There is no $x$ in the original ODE, so you could theoretically integrate that once immediately by essentially leaving out the first equation.
 

Opalg

MHB Oldtimer
Staff member
Feb 7, 2012
2,712
Is there a way to break this up into a system of ODEs?
$$
L\ddot{\theta} + \dot{x}\dot{\theta} + \ddot{x}\theta = 0
$$
Notice that $\dot{x}\dot{\theta} + \ddot{x}\theta = \frac d{dt}(\dot{x}\theta)$, so (assuming that $L$ is a constant) the equation can be written $\frac d{dt}(L\dot{\theta} +\dot{x}\theta) = 0$. You can integrate this once, to get $L\dot{\theta} +\dot{x}\theta = $ const.
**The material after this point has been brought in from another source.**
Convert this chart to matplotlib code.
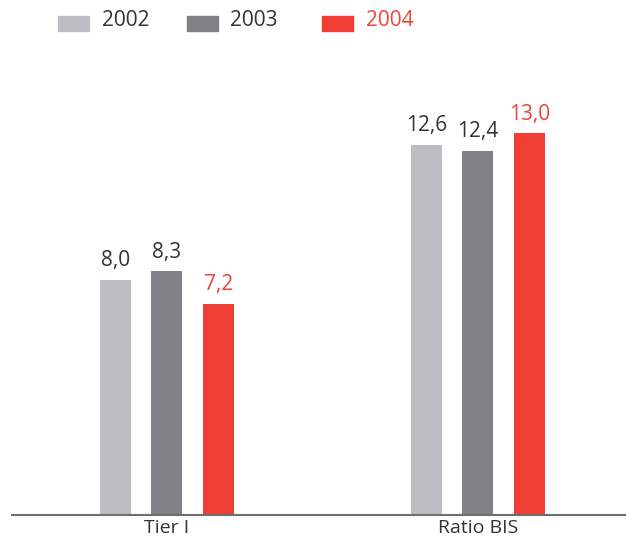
import matplotlib
matplotlib.use("Agg")
import matplotlib.pyplot as plt
from matplotlib.patches import Rectangle

plt.rcParams['font.family'] = ['Open Sans', 'DejaVu Sans']

categories = ["Tier I", "Ratio BIS"]
years = ["2002", "2003", "2004"]
values = {
    "2002": [8.0, 12.6],
    "2003": [8.3, 12.4],
    "2004": [7.2, 13.0],
}
colors = {"2002": "#bcbdc0", "2003": "#808184", "2004": "#ef3e33"}
label_colors = {"2002": "#333333", "2003": "#333333", "2004": "#ef4438"}

W, H = 626, 540
fig = plt.figure(figsize=(W / 100, H / 100), dpi=100)
ax = fig.add_axes([12 / W, 1 - 515 / H, 1 - 12 / W, (515 - 60) / H])

width = 0.1
offsets = [-0.166, 0.0, 0.166]
for yr, off in zip(years, offsets):
    xs = [i + off for i in range(len(categories))]
    bars = ax.bar(xs, values[yr], width=width, color=colors[yr], zorder=2)
    for b, v in zip(bars, values[yr]):
        ax.text(b.get_x() + b.get_width() / 2, v + 0.3, f"{v:.1f}".replace(".", ","),
                ha="center", va="bottom", fontsize=15, color=label_colors[yr])

ax.set_xlim(-0.498, 1.476)
ax.set_ylim(0, 15.5)
ax.set_xticks(range(len(categories)))
ax.set_xticklabels(categories, fontsize=14, color="#333333")
ax.tick_params(axis="x", length=0, pad=3)
ax.set_yticks([])
for s in ["top", "right", "left"]:
    ax.spines[s].set_visible(False)
ax.spines["bottom"].set_color("#6d6e71")
ax.spines["bottom"].set_linewidth(1.5)

# legend row across the top
legend_x = [(58, 102), (187, 230), (322, 366)]
for yr, (px, tx) in zip(years, legend_x):
    fig.patches.append(Rectangle((px / W, 1 - 31 / H), 31 / W, 15 / H,
                                 transform=fig.transFigure, color=colors[yr]))
    fig.text(tx / W, 1 - 21 / H, yr, ha="left", va="center", fontsize=15,
             color=label_colors[yr])

fig.savefig("out.png", dpi=100)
But you still have the situation of two dependent variables and only one equation, so I don't see how you can go beyond there without further information.
 

dwsmith

Well-known member
Feb 1, 2012
1,673
Notice that $\dot{x}\dot{\theta} + \ddot{x}\theta = \frac d{dt}(\dot{x}\theta)$, so (assuming that $L$ is a constant) the equation can be written $\frac d{dt}(L\dot{\theta} +\dot{x}\theta) = 0$. You can integrate this once, to get $L\dot{\theta} +\dot{x}\theta = $ const. But you still have the situation of two dependent variables and only one equation, so I don't see how you can go beyond there without further information.
I know that acceleration is positive and constant and velocity is positive. Does that offer enough information?